Specimen plants are mature plants that carry a spectacular number of flowers, preferably uniformly distributed so that the plant is covered with blooms. Depending upon their appearance, they may be awarded either a Club Cultural Certificate or the prestigious OSCOV Cultural Certificate.
According to the OSCOV Judging Handbook, “A Cultural Certificate is available to the grower of an orchid that is clearly superior in flowering, size or robustness of growth, to that which could reasonably be expected for a mature plant of its type. It must have been owned and grown by its owner for at least two years.” Despite the latter wording, most plants receiving OSCOV Cultural Certificates are as much as ten years old or more.

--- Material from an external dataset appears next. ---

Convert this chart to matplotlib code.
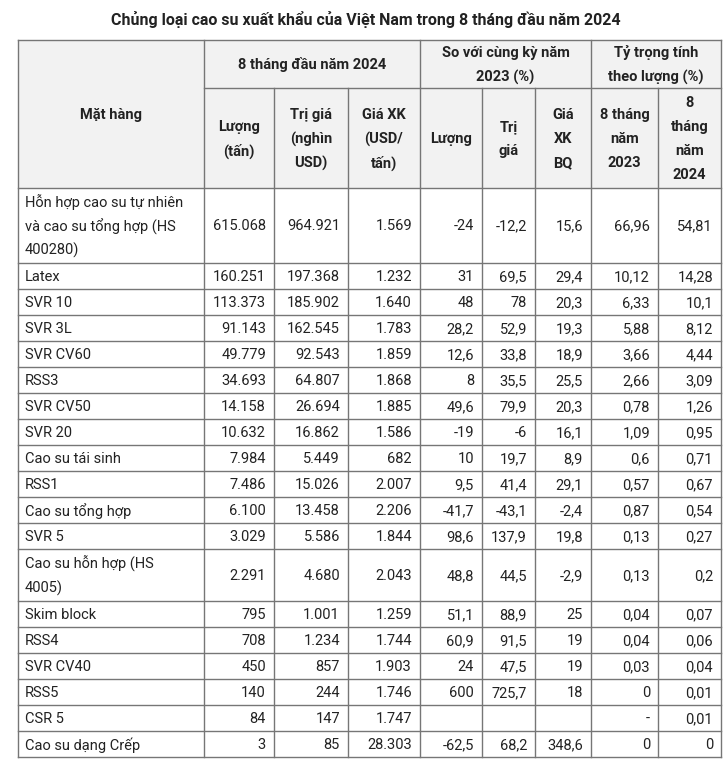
import matplotlib
matplotlib.use("Agg")
import matplotlib.pyplot as plt
from matplotlib.patches import Rectangle

plt.rcParams['font.family'] = ['Roboto', 'DejaVu Sans']

title = "Chủng loại cao su xuất khẩu của Việt Nam trong 8 tháng đầu năm 2024"

# Dữ liệu bảng
mat_hang = [
    "Hỗn hợp cao su tự nhiên\nvà cao su tổng hợp (HS\n400280)",
    "Latex", "SVR 10", "SVR 3L", "SVR CV60", "RSS3", "SVR CV50", "SVR 20",
    "Cao su tái sinh", "RSS1", "Cao su tổng hợp", "SVR 5",
    "Cao su hỗn hợp (HS\n4005)",
    "Skim block", "RSS4", "SVR CV40", "RSS5", "CSR 5", "Cao su dạng Crếp",
]
luong = ["615.068", "160.251", "113.373", "91.143", "49.779", "34.693", "14.158", "10.632",
         "7.984", "7.486", "6.100", "3.029", "2.291", "795", "708", "450", "140", "84", "3"]
tri_gia = ["964.921", "197.368", "185.902", "162.545", "92.543", "64.807", "26.694", "16.862",
           "5.449", "15.026", "13.458", "5.586", "4.680", "1.001", "1.234", "857", "244", "147", "85"]
gia_xk = ["1.569", "1.232", "1.640", "1.783", "1.859", "1.868", "1.885", "1.586",
          "682", "2.007", "2.206", "1.844", "2.043", "1.259", "1.744", "1.903", "1.746", "1.747", "28.303"]
ss_luong = ["-24", "31", "48", "28,2", "12,6", "8", "49,6", "-19",
            "10", "9,5", "-41,7", "98,6", "48,8", "51,1", "60,9", "24", "600", "", "-62,5"]
ss_tri_gia = ["-12,2", "69,5", "78", "52,9", "33,8", "35,5", "79,9", "-6",
              "19,7", "41,4", "-43,1", "137,9", "44,5", "88,9", "91,5", "47,5", "725,7", "", "68,2"]
ss_gia = ["15,6", "29,4", "20,3", "19,3", "18,9", "25,5", "20,3", "16,1",
          "8,9", "29,1", "-2,4", "19,8", "-2,9", "25", "19", "19", "18", "", "348,6"]
tt_2023 = ["66,96", "10,12", "6,33", "5,88", "3,66", "2,66", "0,78", "1,09",
           "0,6", "0,57", "0,87", "0,13", "0,13", "0,04", "0,04", "0,03", "0", "-", "0"]
tt_2024 = ["54,81", "14,28", "10,1", "8,12", "4,44", "3,09", "1,26", "0,95",
           "0,71", "0,67", "0,54", "0,27", "0,2", "0,07", "0,06", "0,04", "0,01", "0,01", "0"]

group_headers = ["8 tháng đầu năm 2024", "So với cùng kỳ năm\n2023 (%)", "Tỷ trọng tính\ntheo lượng (%)"]
sub_headers = ["Lượng\n(tấn)", "Trị giá\n(nghìn\nUSD)", "Giá XK\n(USD/\ntấn)",
               "Lượng", "Trị\ngiá", "Giá\nXK\nBQ", "8 tháng\nnăm\n2023", "8\ntháng\nnăm\n2024"]

columns = [mat_hang, luong, tri_gia, gia_xk, ss_luong, ss_tri_gia, ss_gia, tt_2023, tt_2024]

# Bố cục (pixel)
W, H = 725, 767
col_x = [18, 204, 274, 348, 420, 482, 535, 591, 658, 721]
top, mid, head_bot = 40, 88, 188
line_h = 24
row_h = {1: 26, 2: 52, 3: 75}
border = "#767676"
text_c = "#222222"
fs = 10.5

fig = plt.figure(figsize=(W / 100, H / 100), dpi=100)
ax = fig.add_axes([0, 0, 1, 1])
ax.set_xlim(0, W)
ax.set_ylim(H, 0)
ax.axis("off")


def lines_text(x, yc, txt, ha, bold=False):
    parts = txt.split("\n")
    n = len(parts)
    for i, p in enumerate(parts):
        y = yc + (i - (n - 1) / 2) * line_h
        ax.text(x, y, p, ha=ha, va="center", fontsize=fs, color=text_c,
                fontweight="bold" if bold else "normal")


ax.text(W / 2 + 3, 20, title, ha="center", va="center", fontsize=11.5,
        fontweight="bold", color=text_c)

# Nền phần tiêu đề
ax.add_patch(Rectangle((col_x[0], top), col_x[-1] - col_x[0], head_bot - top,
                       facecolor="#f2f2f2", edgecolor="none", zorder=0))

# Tiêu đề nhóm
lines_text((col_x[0] + col_x[1]) / 2, (top + head_bot) / 2 + 1, "Mặt hàng", "center", True)
groups = [(1, 4), (4, 7), (7, 9)]
for (a, b), g in zip(groups, group_headers):
    lines_text((col_x[a] + col_x[b]) / 2, (top + mid) / 2 + 1, g, "center", True)
for j, s in enumerate(sub_headers):
    lines_text((col_x[j + 1] + col_x[j + 2]) / 2, (mid + head_bot) / 2 + 1, s, "center", True)

# Dòng dữ liệu
row_edges = [head_bot]
for name in mat_hang:
    nl = name.count("\n") + 1
    row_edges.append(row_edges[-1] + row_h[nl])

for i in range(len(mat_hang)):
    yc = (row_edges[i] + row_edges[i + 1]) / 2 + 1
    for j, col in enumerate(columns):
        if j == 0:
            lines_text(col_x[0] + 7, yc, col[i], "left")
        else:
            lines_text(col_x[j + 1] - 8, yc, col[i], "right")

# Đường kẻ
lw = 1.0
for y in [top] + row_edges:
    ax.plot([col_x[0], col_x[-1]], [y, y], color=border, lw=lw)
ax.plot([col_x[1], col_x[-1]], [mid, mid], color=border, lw=lw)
bottom = row_edges[-1]
for k, x in enumerate(col_x):
    if k in (0, 1, 4, 7, 9):
        ax.plot([x, x], [top, bottom], color=border, lw=lw)
    else:
        ax.plot([x, x], [mid, bottom], color=border, lw=lw)

fig.savefig("out.png", dpi=100, facecolor="white")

In addition to the floral requirement, it is important that the plant should show signs of good culture – the foliage should be clean and unblemished, with no sign of damage (past or present) by red spider, scale or other insect pests. Nor should there be any sign of trimmed leaves, which the judges take as evidence of leaf tip dieback, a cultural fault.
Some orchids are much easier to grow into specimens than others, those with a branching habit being much more likely to develop into specimens than those which produce only a single growth each year. For example, the most recent growths of species such as Encyclia (syn. Dinema) polybulbon or Oncidium uniflorum produce two or three new growths every year, each of which flowers in turn. Thus, well-grown plants of these species usually carry twice the number of flowers as in the previous year, even though each growth flowers only once.
Incidentally, both of the above species are easier to grow into specimens if they are mounted, rather than potted. As stated earlier, it may take ten years for an orchid to grow to specimen size; many mounts will last this long without deteriorating, but most potting mixes will need to be renewed several times, the plant perhaps suffering some setback on each occasion.
Orchids that flower several years in succession from the same growth are ideal candidates for growing into specimens. Many Australian native dendrobiums fall into this category. Eventually, however, some of the older growths will have exhausted their flower nodes, and may perhaps have lost their leaves. It will be necessary to remove these leafless canes when the plant is re-potted. Carefully sever the rhizome between the older canes and the newer growths, remove the old canes, and then fold the newer growths so that they form a tidy circle. At show time one regularly sees impressive Australian native specimens of Dendrobium kingianum, D. falcorostrum, D. Delicatum and D. Bardo Rose.
Perhaps the biggest challenge in growing specimen plants is in keeping pests, such as scale and red spider, at bay, because the damage they cause to the foliage persists over many years. Fungal infections may also mar a good specimen plant, the resultant leaf markings remaining in evidence for the life of those leaves. Many a plant otherwise worthy of a Cultural Certificate has been rejected by the judges because of its blemished leaves.
Incidentally, Cultural Certificates are awarded to the grower, whereas all other awards are granted to the orchid under consideration, not the owner. The recipient of a Cultural Certificate can feel justly proud, because it acknowledges his or her cultural skills and vigilance over a prolonged period.